Reducing Restrictive Practice Through Communication and Sensory Planning in Adult Autism Services

Restrictive practice in adult autism services rarely begins as intent to control. More often, it emerges from unmanaged distress, unclear communication or poorly understood sensory triggers. Reducing restriction therefore depends on structured communication and sensory planning embedded within governance systems rather than reactive incident management.

This article builds on principles within Autism Communication and Sensory Support and aligns with system-level oversight frameworks in Autism Service Models and Pathways. It explains how adult providers operationalise reduction of restrictive practice while maintaining safety and accountability.

Why Communication and Sensory Planning Reduce Restriction

When communication is predictable and sensory needs are proactively managed, distress reduces. When distress reduces, escalation decreases. When escalation decreases, the perceived need for restrictive intervention diminishes.

Effective reduction strategies therefore require:

  • Clear identification of sensory triggers
  • Structured communication adjustments
  • Documented positive risk enablement plans
  • Governance oversight of restrictive decisions

Operationalising Restriction Reduction

Operational Example 1: Replacing Environmental Restrictions with Predictable Structure

Context: A supported living service restricted kitchen access following repeated distress incidents.

Support approach: Instead of continued restriction, the provider introduced structured cooking routines and sensory adaptations.

Day-to-day delivery detail: Visual timetables were introduced. Staff provided predictable step-by-step instructions and allowed additional processing time. Sensory adjustments included reduced noise during meal preparation and consistent staffing during high-demand tasks.

How effectiveness is evidenced: Incidents reduced over three months. Kitchen access was gradually restored with documented positive risk agreements and monthly review.

Operational Example 2: Communication-Led De-Escalation Framework

Context: Physical intervention was occasionally used during episodes of rapid escalation.

Support approach: A communication-led de-escalation protocol was introduced.
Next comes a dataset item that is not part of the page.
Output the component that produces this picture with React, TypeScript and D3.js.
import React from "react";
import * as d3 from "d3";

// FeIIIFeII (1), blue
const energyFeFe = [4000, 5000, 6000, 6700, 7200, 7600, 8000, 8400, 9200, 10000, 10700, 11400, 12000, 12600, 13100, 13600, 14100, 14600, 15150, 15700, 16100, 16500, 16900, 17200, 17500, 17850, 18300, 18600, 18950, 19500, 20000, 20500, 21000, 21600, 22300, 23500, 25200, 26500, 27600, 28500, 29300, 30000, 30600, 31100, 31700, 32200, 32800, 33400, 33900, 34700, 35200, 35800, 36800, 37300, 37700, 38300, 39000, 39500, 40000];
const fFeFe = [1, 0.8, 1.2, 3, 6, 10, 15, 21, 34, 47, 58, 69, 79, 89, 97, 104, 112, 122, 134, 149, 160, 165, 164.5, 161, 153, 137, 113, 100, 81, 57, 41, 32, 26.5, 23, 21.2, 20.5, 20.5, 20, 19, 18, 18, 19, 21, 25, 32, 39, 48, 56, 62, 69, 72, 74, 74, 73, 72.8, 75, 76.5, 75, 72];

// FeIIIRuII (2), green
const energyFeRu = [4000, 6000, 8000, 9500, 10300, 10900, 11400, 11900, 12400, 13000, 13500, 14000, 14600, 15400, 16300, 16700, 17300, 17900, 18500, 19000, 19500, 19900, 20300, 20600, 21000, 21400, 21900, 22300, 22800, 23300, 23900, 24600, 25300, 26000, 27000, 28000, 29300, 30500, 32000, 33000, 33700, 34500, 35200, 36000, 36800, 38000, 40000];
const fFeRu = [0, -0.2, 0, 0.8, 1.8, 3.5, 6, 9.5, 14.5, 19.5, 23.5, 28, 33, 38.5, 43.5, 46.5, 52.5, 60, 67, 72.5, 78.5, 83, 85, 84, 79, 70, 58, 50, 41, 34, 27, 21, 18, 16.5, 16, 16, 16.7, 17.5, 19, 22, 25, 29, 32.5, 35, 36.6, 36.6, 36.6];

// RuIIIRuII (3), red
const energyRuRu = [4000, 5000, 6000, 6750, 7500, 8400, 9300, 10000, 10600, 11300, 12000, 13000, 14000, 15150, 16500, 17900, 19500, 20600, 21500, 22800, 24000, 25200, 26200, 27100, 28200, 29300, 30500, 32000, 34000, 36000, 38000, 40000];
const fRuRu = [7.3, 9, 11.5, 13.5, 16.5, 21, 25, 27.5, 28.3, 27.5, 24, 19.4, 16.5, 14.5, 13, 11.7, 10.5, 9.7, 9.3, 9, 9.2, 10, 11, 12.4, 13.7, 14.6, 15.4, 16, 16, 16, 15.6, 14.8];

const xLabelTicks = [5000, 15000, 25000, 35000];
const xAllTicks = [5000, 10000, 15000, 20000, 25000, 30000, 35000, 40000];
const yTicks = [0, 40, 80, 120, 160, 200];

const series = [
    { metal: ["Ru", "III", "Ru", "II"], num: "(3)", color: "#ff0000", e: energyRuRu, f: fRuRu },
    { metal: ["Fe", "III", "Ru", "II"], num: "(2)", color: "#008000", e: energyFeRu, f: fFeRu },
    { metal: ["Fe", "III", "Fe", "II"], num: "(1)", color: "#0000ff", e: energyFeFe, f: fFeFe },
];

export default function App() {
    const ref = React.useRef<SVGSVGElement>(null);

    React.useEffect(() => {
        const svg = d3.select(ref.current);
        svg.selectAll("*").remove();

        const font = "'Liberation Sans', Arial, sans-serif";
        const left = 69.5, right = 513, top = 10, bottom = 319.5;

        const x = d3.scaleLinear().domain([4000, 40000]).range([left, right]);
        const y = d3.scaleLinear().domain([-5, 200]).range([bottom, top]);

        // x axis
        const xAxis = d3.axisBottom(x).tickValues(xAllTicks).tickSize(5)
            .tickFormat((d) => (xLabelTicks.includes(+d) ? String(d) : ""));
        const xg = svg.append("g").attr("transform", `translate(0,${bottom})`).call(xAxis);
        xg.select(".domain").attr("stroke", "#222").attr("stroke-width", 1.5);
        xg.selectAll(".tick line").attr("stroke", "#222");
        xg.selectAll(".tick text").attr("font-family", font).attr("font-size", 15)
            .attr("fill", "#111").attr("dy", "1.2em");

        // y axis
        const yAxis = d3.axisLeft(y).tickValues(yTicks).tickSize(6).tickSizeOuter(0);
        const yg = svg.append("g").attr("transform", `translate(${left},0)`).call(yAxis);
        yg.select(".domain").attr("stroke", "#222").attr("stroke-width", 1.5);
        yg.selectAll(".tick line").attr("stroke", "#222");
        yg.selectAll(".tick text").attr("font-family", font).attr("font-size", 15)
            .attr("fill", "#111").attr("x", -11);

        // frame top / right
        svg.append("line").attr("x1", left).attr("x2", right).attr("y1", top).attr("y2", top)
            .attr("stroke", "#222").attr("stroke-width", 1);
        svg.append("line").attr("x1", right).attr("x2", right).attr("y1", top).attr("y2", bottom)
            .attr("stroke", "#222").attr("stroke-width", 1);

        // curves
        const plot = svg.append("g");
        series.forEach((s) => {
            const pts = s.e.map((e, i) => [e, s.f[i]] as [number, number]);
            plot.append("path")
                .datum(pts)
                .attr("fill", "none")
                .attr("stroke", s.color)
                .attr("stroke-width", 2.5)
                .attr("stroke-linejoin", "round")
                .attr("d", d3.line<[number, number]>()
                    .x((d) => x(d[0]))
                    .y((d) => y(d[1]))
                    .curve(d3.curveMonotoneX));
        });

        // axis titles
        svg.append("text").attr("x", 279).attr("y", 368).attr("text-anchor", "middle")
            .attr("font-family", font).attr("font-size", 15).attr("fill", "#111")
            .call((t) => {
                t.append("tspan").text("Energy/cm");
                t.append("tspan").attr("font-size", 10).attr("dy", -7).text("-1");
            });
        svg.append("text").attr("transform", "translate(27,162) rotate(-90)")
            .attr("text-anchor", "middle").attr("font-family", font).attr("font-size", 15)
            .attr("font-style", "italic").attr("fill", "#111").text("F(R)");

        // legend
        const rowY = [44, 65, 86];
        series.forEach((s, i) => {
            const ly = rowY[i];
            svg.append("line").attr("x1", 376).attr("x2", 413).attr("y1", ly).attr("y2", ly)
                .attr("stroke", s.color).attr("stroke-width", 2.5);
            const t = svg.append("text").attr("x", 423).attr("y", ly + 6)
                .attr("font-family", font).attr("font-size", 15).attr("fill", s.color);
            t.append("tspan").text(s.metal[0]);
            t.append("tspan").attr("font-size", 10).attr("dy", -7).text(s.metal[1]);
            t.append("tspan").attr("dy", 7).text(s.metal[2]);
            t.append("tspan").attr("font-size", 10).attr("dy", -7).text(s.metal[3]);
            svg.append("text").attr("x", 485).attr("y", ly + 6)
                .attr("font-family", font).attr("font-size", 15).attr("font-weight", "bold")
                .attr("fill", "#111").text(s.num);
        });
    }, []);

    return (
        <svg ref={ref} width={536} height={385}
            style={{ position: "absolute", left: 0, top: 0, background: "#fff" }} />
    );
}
Day-to-day delivery detail: Staff implemented low-arousal communication, avoided rapid questioning and used consistent phrasing. Sensory retreat spaces were made available before escalation points. Debriefs examined communication triggers rather than behaviour alone.

How effectiveness is evidenced: Recorded physical interventions reduced significantly within six months. Incident reviews showed earlier de-escalation points identified.
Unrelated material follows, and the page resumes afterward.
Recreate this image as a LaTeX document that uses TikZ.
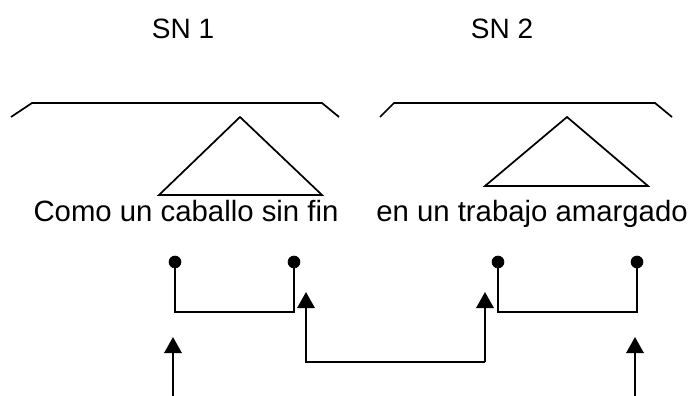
\documentclass[tikz,border=0pt]{standalone}
\usepackage{fontspec}
\setmainfont{Liberation Sans}
\usetikzlibrary{arrows.meta}
\tikzset{
  label text/.style={inner sep=0pt, anchor=base, font=\fontsize{21}{25}\selectfont},
  phrase text/.style={label text, font=\fontsize{22}{26}\selectfont},
  tree line/.style={line width=1.3pt, line join=miter},
  link line/.style={line width=1.5pt},
  up arrow/.style={line width=1.6pt, -{Triangle[length=12pt, width=13pt]}},
  dot/.style={circle, fill=black, inner sep=0pt, minimum size=9.5pt}
}
\begin{document}
\begin{tikzpicture}[x=0.75pt,y=0.75pt,yscale=-1,xscale=1]
\useasboundingbox (0,0) rectangle (693,396);

% category labels
\node[label text] (sn1) at (183,38) {SN 1};
\node[label text] (sn2) at (502,38) {SN 2};

% phrases
\node[phrase text] (ph1) at (186,221) {Como un caballo sin fin};
\node[phrase text] (ph2) at (532,221) {en un trabajo amargado};

% brackets over the phrases
\draw[tree line] (11,117) -- (32,103) -- (322,103) -- (339,117);
\draw[tree line] (380,117) -- (394,103) -- (655,103) -- (672,117);

% triangles
\draw[tree line] (240,117) -- (159,195) -- (322,195) -- cycle;
\draw[tree line] (567,117) -- (485,186) -- (648,186) -- cycle;

% dots
\node[dot] (d1) at (175,262) {};
\node[dot] (d2) at (294,262) {};
\node[dot] (d3) at (498,262) {};
\node[dot] (d4) at (637,262) {};
\coordinate (low1) at (0,312);

% links between the dots
\draw[link line] (d1.center) -- (d1.center |- low1) -- (d2.center |- low1) -- (d2.center);
\draw[link line] (d3.center) -- (d3.center |- low1) -- (d4.center |- low1) -- (d4.center);

% arrows
\coordinate (a1) at (173,396);
\coordinate (t1) at (173,337);
\coordinate (a4) at (635,396);
\coordinate (t4) at (635,337);
\coordinate (a2) at (306,362);
\coordinate (a3) at (485,362);
\coordinate (t2) at (306,292);
\coordinate (t3) at (485,292);
\draw[up arrow] (a1) -- (t1);
\draw[up arrow] (a4) -- (t4);
\draw[up arrow] (a3) -- (t3);
\draw[up arrow] (a3) -- (a2) -- (t2);
\end{tikzpicture}
\end{document}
Operational Example 3: Governance Review of Restrictive Measures

Context: Temporary restrictions following incidents were not always reviewed promptly.
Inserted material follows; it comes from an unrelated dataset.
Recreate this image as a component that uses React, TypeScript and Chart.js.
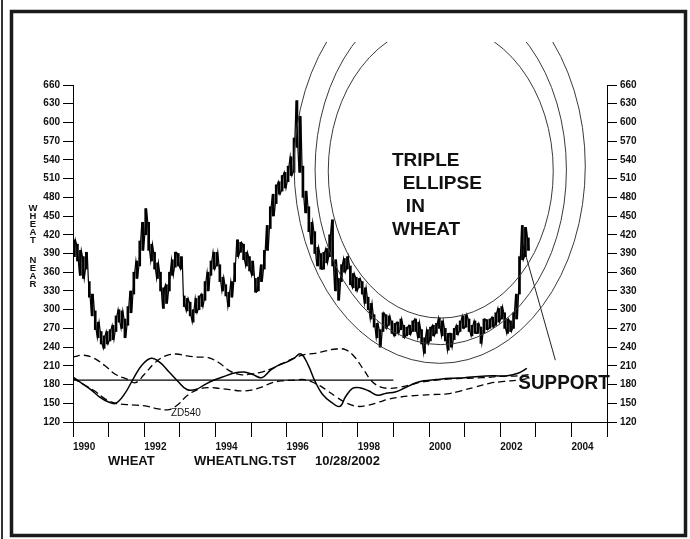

Support approach: A monthly restrictive practice oversight panel was introduced.

Day-to-day delivery detail: Every restrictive decision required documented rationale, least restrictive justification and review date. Panels reviewed proportionality and required communication alternatives to be considered first.

How effectiveness is evidenced: Reduction in duration of restrictive measures and improved documentation quality during internal audits.

Commissioner Expectation

Commissioner expectation: Providers must evidence active reduction strategies, not simply justification of restriction. Commissioners expect measurable data demonstrating decline in restrictive interventions and clear positive risk-taking frameworks.

Regulator Expectation (CQC)

Regulator expectation: Under Safe and Well-led domains, CQC expects providers to demonstrate least restrictive practice, clear documentation of decision-making and governance systems that review proportionality.

Governance and Quality Infrastructure

Restriction reduction systems should include:

  • Restrictive practice dashboards
  • Incident thematic communication analysis
  • Positive risk agreement templates
  • Monthly governance panels
  • Board-level oversight of trends

Reducing restrictive practice is not achieved through policy statements but through structured communication and sensory planning that is measurable, reviewed and embedded in governance.